=== Stated task ===
Among the entries below, extract exactly the lines that run from the one with "Clone this diagram in TikZ." through the one with "(mutacao) -- (substituicao);", both ends included.

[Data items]
#####
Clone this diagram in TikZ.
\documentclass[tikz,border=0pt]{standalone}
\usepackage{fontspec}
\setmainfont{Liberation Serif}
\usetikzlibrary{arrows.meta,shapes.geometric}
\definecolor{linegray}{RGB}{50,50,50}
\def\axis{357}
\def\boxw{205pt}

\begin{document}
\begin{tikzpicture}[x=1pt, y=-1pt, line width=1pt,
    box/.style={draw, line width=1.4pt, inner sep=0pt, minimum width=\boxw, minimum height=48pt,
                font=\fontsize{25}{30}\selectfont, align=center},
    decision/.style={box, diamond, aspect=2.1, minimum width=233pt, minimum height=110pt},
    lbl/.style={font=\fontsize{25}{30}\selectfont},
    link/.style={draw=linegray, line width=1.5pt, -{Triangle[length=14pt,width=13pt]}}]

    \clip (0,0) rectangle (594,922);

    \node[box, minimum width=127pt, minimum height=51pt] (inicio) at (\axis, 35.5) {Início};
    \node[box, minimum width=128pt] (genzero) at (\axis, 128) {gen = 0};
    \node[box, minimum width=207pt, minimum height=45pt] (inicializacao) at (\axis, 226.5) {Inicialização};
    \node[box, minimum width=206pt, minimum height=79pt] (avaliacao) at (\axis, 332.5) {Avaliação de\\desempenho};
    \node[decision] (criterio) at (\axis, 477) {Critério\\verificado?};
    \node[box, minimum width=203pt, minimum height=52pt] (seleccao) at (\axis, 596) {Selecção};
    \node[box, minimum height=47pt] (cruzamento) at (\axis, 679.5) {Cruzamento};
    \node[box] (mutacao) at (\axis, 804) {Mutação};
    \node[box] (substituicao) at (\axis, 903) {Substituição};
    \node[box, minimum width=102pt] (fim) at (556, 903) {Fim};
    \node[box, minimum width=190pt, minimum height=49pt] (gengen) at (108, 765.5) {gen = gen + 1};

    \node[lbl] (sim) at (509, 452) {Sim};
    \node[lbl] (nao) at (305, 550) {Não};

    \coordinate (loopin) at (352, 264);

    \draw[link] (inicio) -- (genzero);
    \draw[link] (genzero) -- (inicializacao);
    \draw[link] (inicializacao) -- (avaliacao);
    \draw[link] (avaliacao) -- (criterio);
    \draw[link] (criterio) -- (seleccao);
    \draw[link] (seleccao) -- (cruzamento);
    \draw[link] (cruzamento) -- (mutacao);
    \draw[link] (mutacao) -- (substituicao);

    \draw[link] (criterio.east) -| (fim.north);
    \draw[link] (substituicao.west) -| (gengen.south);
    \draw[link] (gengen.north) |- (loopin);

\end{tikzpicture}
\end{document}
#####
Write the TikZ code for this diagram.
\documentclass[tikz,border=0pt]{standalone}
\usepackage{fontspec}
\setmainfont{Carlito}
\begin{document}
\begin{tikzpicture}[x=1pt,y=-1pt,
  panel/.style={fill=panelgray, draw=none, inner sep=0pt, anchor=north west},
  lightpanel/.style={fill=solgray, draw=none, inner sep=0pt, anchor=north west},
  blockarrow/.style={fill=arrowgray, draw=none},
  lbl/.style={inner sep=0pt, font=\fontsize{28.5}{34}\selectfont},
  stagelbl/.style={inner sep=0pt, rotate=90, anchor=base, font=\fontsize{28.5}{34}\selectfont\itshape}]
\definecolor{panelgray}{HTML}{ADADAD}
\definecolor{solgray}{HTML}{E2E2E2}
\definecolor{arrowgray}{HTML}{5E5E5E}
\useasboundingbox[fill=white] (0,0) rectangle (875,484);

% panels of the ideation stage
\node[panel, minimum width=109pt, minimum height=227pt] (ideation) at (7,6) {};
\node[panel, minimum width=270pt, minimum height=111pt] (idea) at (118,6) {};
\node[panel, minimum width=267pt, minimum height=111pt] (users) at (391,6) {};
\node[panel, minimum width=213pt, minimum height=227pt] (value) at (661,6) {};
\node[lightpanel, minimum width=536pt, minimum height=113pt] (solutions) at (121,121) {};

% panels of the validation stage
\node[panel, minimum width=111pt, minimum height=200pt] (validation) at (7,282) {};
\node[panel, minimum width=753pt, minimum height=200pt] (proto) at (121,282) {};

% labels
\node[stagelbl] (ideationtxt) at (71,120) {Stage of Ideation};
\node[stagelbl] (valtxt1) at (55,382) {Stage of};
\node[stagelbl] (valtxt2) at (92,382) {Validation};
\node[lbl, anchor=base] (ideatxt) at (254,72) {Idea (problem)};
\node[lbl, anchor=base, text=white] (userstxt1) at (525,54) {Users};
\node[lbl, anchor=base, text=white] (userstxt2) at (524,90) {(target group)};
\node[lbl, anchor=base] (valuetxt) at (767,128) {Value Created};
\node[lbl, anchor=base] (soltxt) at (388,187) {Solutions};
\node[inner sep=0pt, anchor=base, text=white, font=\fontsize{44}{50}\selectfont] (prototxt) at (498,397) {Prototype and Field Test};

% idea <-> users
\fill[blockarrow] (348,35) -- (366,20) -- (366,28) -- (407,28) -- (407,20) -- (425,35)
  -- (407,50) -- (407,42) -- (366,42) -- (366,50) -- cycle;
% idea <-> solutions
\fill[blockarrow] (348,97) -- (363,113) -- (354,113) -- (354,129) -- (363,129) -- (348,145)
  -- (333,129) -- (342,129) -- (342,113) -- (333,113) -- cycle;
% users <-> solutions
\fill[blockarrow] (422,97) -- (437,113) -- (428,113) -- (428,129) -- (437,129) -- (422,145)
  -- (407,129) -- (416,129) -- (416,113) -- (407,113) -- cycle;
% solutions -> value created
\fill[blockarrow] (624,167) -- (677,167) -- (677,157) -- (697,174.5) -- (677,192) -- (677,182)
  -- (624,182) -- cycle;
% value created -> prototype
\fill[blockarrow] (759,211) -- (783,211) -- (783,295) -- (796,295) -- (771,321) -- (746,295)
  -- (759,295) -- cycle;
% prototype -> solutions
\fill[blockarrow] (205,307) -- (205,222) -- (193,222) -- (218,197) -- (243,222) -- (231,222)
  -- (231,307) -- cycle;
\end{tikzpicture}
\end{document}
#####
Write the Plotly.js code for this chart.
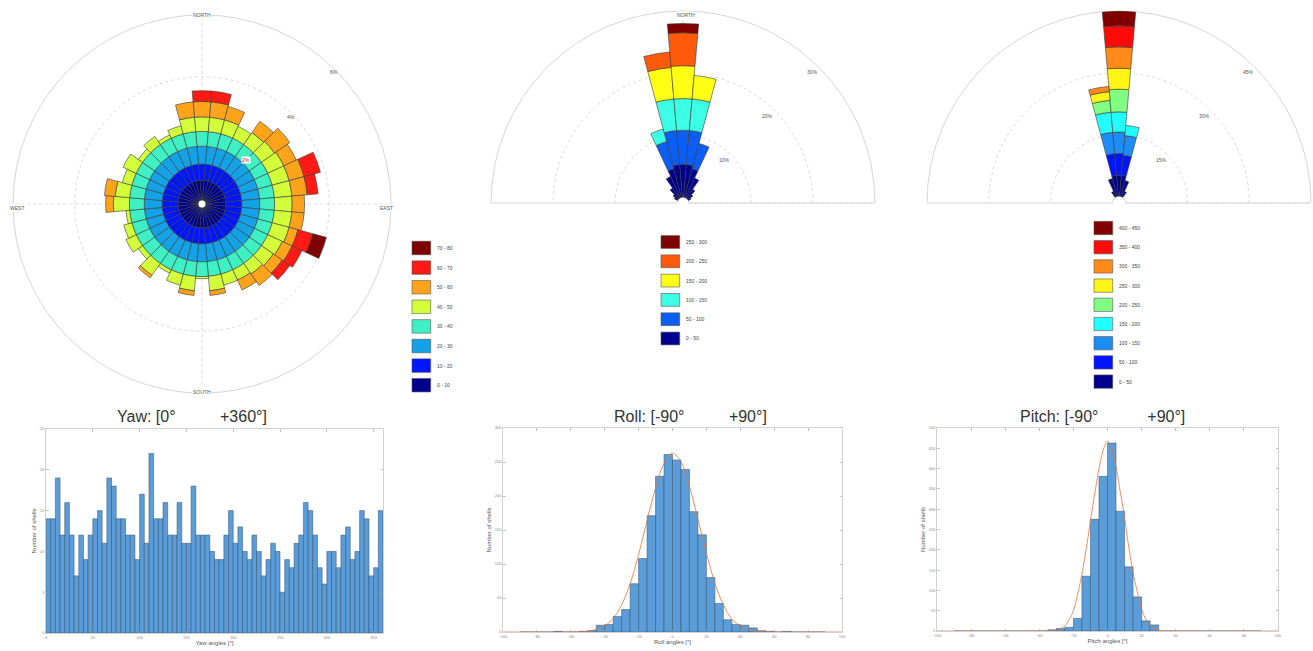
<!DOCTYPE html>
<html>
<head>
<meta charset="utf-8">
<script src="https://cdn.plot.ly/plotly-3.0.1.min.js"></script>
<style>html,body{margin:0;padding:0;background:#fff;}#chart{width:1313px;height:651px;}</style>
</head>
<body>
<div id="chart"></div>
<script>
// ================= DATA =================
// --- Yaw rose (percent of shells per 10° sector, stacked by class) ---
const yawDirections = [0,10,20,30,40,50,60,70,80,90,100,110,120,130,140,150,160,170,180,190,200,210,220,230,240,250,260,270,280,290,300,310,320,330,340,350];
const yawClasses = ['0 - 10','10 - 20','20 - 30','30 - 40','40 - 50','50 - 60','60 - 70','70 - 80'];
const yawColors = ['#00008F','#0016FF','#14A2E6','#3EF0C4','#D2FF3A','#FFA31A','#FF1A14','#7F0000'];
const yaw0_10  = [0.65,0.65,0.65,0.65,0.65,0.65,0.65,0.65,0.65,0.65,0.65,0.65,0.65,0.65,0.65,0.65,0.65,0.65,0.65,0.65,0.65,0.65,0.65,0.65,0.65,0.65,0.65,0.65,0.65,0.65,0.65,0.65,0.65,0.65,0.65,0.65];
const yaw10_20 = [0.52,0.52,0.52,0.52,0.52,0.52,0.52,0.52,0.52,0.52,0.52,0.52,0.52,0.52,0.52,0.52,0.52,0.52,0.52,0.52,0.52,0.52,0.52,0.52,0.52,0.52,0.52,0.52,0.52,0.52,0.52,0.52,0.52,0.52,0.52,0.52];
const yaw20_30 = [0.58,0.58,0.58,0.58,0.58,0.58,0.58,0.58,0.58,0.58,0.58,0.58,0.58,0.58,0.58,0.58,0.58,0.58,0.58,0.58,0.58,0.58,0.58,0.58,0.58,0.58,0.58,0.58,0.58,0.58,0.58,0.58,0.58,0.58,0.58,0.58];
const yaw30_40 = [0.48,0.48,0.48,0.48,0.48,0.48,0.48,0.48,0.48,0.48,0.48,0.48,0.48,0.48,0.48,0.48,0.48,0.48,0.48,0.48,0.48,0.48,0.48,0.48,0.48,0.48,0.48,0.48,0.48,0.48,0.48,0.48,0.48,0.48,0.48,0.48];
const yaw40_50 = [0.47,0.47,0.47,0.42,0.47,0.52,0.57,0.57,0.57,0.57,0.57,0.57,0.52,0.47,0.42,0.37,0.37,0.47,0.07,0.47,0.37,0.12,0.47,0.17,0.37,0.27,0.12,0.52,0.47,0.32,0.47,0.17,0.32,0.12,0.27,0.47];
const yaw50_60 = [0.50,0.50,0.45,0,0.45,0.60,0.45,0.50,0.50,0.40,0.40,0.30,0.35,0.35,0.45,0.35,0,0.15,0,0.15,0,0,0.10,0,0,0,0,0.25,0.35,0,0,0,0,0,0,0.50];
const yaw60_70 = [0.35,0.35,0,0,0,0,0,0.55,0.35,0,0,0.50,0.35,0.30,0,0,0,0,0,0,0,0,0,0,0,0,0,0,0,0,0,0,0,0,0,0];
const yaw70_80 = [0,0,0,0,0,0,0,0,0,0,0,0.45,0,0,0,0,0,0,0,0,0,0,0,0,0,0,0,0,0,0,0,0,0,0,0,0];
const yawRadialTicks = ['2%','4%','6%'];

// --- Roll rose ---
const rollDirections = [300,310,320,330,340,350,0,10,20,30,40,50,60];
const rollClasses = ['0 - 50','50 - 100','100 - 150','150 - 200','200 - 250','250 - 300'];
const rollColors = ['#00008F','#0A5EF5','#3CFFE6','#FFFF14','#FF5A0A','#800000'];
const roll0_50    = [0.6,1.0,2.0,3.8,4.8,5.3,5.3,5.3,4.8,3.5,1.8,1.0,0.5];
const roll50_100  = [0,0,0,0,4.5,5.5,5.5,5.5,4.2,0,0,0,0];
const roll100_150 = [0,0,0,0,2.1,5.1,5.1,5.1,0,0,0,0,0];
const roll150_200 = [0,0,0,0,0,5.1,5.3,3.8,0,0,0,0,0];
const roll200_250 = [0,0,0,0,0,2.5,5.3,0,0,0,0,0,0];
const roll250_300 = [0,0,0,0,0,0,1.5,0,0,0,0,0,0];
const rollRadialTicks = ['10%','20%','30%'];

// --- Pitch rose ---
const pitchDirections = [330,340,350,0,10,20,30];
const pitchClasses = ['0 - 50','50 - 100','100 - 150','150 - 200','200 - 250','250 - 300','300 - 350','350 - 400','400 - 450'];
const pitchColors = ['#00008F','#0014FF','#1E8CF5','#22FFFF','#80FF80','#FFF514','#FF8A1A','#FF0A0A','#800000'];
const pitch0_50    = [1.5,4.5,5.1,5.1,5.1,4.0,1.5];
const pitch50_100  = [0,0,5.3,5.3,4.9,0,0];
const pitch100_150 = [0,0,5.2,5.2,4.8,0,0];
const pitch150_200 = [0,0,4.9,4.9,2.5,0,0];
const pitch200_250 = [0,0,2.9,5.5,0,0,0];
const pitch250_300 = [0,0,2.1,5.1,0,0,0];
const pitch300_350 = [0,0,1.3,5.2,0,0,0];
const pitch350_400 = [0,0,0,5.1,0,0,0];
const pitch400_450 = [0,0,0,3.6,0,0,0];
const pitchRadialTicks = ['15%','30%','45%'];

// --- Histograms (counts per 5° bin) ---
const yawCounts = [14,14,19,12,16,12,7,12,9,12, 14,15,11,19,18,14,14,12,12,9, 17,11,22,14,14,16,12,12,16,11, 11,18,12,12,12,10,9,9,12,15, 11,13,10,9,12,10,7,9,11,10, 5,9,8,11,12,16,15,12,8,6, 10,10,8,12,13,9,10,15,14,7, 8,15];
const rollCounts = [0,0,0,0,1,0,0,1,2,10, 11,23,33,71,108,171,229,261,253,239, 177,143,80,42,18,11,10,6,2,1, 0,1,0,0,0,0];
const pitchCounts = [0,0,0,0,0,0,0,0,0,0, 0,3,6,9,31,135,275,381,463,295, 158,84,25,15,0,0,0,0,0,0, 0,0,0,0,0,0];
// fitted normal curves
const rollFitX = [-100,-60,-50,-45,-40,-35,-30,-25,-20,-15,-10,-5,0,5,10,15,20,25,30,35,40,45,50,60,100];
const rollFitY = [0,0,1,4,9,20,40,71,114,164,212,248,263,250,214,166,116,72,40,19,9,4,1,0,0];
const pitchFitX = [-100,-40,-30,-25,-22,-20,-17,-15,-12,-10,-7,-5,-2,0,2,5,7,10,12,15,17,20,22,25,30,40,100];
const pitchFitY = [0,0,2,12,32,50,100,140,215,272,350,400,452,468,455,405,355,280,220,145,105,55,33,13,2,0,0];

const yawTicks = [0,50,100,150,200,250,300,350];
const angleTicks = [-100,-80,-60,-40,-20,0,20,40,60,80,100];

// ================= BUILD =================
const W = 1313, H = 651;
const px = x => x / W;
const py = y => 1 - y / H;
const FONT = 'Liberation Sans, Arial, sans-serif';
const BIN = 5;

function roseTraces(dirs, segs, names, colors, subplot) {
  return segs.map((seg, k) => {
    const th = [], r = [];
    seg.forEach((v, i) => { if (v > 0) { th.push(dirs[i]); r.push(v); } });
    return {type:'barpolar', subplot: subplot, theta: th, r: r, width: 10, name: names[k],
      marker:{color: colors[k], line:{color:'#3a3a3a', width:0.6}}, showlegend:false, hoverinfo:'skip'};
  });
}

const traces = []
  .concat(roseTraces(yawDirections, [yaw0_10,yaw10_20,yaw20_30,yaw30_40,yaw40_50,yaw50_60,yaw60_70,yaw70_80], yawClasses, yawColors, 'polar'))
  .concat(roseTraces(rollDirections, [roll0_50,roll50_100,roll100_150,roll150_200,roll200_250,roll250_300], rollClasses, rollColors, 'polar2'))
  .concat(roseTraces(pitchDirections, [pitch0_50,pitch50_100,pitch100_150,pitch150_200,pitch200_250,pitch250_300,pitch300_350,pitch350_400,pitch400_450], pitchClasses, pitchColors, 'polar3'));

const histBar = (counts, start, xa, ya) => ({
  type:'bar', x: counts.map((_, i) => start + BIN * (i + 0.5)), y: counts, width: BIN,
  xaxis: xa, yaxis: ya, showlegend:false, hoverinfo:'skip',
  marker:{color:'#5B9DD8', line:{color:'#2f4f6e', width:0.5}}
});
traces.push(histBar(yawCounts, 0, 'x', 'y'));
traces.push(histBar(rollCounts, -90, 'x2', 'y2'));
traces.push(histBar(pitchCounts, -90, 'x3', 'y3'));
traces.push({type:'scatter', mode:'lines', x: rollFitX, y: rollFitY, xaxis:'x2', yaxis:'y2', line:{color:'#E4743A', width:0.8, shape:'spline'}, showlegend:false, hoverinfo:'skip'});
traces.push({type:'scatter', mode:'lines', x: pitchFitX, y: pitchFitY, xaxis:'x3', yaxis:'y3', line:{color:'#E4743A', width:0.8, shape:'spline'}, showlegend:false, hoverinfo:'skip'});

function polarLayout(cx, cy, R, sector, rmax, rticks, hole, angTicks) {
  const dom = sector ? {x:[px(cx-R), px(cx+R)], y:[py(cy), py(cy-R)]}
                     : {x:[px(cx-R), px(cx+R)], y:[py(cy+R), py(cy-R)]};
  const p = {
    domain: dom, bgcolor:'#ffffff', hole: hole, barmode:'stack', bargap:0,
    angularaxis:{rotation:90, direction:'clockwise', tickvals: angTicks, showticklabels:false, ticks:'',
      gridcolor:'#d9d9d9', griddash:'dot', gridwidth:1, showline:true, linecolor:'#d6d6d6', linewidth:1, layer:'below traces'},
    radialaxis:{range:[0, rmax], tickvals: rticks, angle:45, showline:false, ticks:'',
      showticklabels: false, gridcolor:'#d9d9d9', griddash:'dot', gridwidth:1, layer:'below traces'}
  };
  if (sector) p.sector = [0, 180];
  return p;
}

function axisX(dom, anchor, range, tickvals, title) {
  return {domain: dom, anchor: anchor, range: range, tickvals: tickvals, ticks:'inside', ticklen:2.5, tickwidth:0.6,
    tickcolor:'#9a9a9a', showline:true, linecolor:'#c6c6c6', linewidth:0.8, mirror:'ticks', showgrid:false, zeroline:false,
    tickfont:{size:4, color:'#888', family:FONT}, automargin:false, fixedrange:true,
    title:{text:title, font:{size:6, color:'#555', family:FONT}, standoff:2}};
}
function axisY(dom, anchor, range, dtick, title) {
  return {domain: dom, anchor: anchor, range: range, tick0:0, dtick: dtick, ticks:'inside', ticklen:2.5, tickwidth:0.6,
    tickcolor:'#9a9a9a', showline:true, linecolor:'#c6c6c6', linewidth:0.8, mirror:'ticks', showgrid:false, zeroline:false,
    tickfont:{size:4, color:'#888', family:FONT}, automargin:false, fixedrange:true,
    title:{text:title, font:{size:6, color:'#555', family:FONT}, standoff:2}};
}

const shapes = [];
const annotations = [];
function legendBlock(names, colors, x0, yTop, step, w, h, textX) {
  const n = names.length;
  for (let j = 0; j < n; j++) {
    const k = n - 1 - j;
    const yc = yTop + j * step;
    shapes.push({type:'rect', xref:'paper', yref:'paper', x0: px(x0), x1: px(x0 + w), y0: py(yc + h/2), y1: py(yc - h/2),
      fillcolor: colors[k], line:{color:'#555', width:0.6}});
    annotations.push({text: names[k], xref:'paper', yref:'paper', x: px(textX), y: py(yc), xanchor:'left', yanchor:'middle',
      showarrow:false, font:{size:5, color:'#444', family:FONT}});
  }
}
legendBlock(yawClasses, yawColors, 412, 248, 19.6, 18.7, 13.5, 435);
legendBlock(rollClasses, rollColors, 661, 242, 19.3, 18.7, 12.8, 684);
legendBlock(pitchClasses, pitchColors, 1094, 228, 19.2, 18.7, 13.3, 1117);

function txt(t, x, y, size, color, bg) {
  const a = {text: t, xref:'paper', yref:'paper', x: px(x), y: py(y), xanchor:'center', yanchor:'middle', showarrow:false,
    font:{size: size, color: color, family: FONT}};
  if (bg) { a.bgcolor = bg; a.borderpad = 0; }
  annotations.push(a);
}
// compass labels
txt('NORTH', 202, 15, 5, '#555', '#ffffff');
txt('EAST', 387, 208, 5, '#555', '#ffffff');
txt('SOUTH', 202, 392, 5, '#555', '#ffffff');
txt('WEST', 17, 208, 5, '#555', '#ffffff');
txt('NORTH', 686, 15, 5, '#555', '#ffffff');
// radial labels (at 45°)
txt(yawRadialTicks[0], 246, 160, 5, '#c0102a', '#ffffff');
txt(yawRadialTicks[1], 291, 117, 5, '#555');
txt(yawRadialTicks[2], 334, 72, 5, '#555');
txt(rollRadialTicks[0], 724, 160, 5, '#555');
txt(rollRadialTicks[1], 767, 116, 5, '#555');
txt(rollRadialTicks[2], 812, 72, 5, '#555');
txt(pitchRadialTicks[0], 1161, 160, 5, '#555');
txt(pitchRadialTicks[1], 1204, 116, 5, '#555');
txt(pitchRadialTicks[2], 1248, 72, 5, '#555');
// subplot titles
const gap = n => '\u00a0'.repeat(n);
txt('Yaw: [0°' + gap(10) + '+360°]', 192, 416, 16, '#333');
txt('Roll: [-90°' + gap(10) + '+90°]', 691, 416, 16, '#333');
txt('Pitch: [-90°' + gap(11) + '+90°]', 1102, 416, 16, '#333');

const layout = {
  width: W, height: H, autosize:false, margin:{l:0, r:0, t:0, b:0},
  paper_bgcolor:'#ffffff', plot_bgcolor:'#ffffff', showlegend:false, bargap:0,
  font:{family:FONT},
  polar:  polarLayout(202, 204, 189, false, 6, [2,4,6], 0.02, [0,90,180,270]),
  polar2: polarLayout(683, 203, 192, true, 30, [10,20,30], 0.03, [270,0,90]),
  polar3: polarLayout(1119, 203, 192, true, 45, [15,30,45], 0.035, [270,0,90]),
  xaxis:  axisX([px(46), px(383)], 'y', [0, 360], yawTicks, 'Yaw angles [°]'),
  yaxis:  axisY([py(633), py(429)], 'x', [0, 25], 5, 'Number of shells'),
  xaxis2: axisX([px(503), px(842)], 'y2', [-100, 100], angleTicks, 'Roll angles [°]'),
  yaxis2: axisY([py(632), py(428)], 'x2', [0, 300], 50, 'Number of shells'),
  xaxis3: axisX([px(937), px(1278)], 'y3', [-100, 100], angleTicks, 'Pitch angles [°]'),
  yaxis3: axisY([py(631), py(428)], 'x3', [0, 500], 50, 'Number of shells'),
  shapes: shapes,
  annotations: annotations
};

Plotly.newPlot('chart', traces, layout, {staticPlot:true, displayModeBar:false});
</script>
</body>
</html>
#####
=== The completed task ===
Clone this diagram in TikZ.
\documentclass[tikz,border=0pt]{standalone}
\usepackage{fontspec}
\setmainfont{Liberation Serif}
\usetikzlibrary{arrows.meta,shapes.geometric}
\definecolor{linegray}{RGB}{50,50,50}
\def\axis{357}
\def\boxw{205pt}

\begin{document}
\begin{tikzpicture}[x=1pt, y=-1pt, line width=1pt,
    box/.style={draw, line width=1.4pt, inner sep=0pt, minimum width=\boxw, minimum height=48pt,
                font=\fontsize{25}{30}\selectfont, align=center},
    decision/.style={box, diamond, aspect=2.1, minimum width=233pt, minimum height=110pt},
    lbl/.style={font=\fontsize{25}{30}\selectfont},
    link/.style={draw=linegray, line width=1.5pt, -{Triangle[length=14pt,width=13pt]}}]

    \clip (0,0) rectangle (594,922);

    \node[box, minimum width=127pt, minimum height=51pt] (inicio) at (\axis, 35.5) {Início};
    \node[box, minimum width=128pt] (genzero) at (\axis, 128) {gen = 0};
    \node[box, minimum width=207pt, minimum height=45pt] (inicializacao) at (\axis, 226.5) {Inicialização};
    \node[box, minimum width=206pt, minimum height=79pt] (avaliacao) at (\axis, 332.5) {Avaliação de\\desempenho};
    \node[decision] (criterio) at (\axis, 477) {Critério\\verificado?};
    \node[box, minimum width=203pt, minimum height=52pt] (seleccao) at (\axis, 596) {Selecção};
    \node[box, minimum height=47pt] (cruzamento) at (\axis, 679.5) {Cruzamento};
    \node[box] (mutacao) at (\axis, 804) {Mutação};
    \node[box] (substituicao) at (\axis, 903) {Substituição};
    \node[box, minimum width=102pt] (fim) at (556, 903) {Fim};
    \node[box, minimum width=190pt, minimum height=49pt] (gengen) at (108, 765.5) {gen = gen + 1};

    \node[lbl] (sim) at (509, 452) {Sim};
    \node[lbl] (nao) at (305, 550) {Não};

    \coordinate (loopin) at (352, 264);

    \draw[link] (inicio) -- (genzero);
    \draw[link] (genzero) -- (inicializacao);
    \draw[link] (inicializacao) -- (avaliacao);
    \draw[link] (avaliacao) -- (criterio);
    \draw[link] (criterio) -- (seleccao);
    \draw[link] (seleccao) -- (cruzamento);
    \draw[link] (cruzamento) -- (mutacao);
    \draw[link] (mutacao) -- (substituicao);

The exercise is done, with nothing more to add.